Prosecutors ask U.S. Supreme Court to review Cosby ruling
PHILADELPHIA — Prosecutors asked the U.S. Supreme Court on Monday to reinstate Bill Cosby’s sexual assault conviction, complaining the verdict was thrown out over a questionable agreement that the comic claimed gave him lifetime immunity.
They said the Pennsylvania Supreme Court decision in June to overturn Cosby’s conviction created a dangerous precedent by giving a news release the legal weight of an immunity agreement.
Montgomery County District Attorney Kevin Steele called the court’s decision “an indefensible rule,” predicting an onslaught of criminal appeals if it is allowed to stand.

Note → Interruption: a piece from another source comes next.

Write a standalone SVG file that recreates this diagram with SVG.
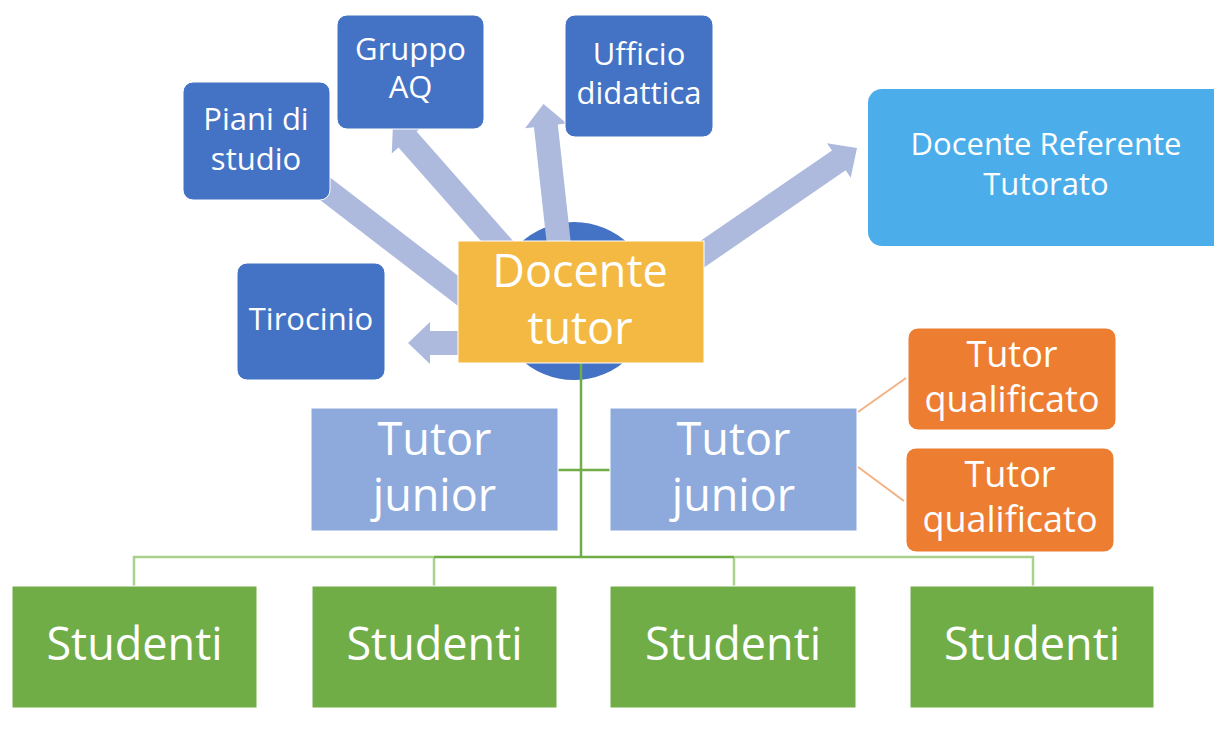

“This decision as it stands will have far-reaching negative consequences beyond Montgomery County and Pennsylvania. The U.S. Supreme Court can right what we believe is a grievous wrong,” Steele wrote in the petition, which seeks review under the due process clause of the U.S. Constitution.
Damaging testimony: Cosby’s lawyers have long argued he relied on a promise that he would never be charged when he gave damaging testimony in an accuser’s civil suit in 2006. The admissions were later used against him in two criminal trials.
The only written evidence of such a promise is a 2005 news release from the then-prosecutor, Bruce Castor, who said he did not have enough evidence to arrest Cosby.
The release included an ambiguous “caution” that Castor “will reconsider this decision should the need arise.” The parties have since spent years debating what that meant.
Steele’s bid to revive the case is a long shot. The U.S. Supreme Court accepts fewer than 1% of the petitions it receives. At least four justices on the nine-member court would have to agree to hear the case. A decision is not expected for several months.
Castor’s successors, who gathered new evidence and arrested Cosby in 2015, doubt Castor ever made such a deal.
Cosby himself has never testified about any agreement or promise.
Cosby, 84, was found guilty of drugging and molesting Andrea Constand in 2004. He spent nearly three years in prison before the Pennsylvania Supreme Court freed him in June.